When Israel was a young man, I loved him like a son, and I summoned my son out of Egypt. But the more I summoned them, the farther they departed from me. They sacrificed to the Baal idols and burned incense to images. Yet it was I who led Ephraim, I took them by the arm; but they did not acknowledge that I had healed them. I led them with leather cords, with leather ropes; I lifted the yoke from their neck, and gently fed them.

They will return to Egypt! Assyria will rule over them because they refuse to repent! A sword will flash in their cities, it will destroy the bars of their city gates, and will devour them in their fortresses. My people are obsessed with turning away from me; they call to Baal, but he will never exalt them!

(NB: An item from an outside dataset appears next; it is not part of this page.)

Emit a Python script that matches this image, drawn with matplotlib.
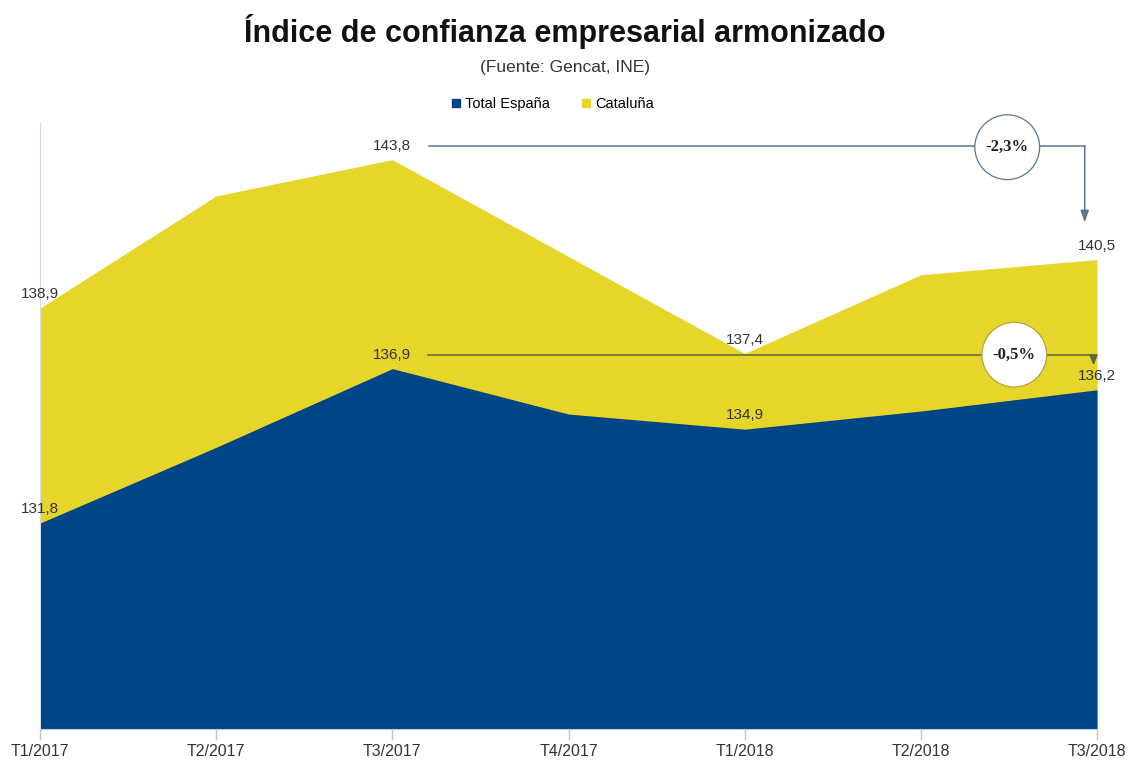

How can I give you up, O Ephraim?
How can I surrender you, O Israel?
How can I treat you like Admah?
How can I make you like Zeboiim?
I have had a change of heart!
All my tender compassions are aroused!
I cannot carry out my fierce anger!
I cannot totally destroy Ephraim!

Because I am God, and not man — the Holy One among you — I will not come in wrath!

Hosea 11:1-9 (NET)

The way I see it, God hasn’t changed at all.

Unfortunately, I don’t see that we have changed much either.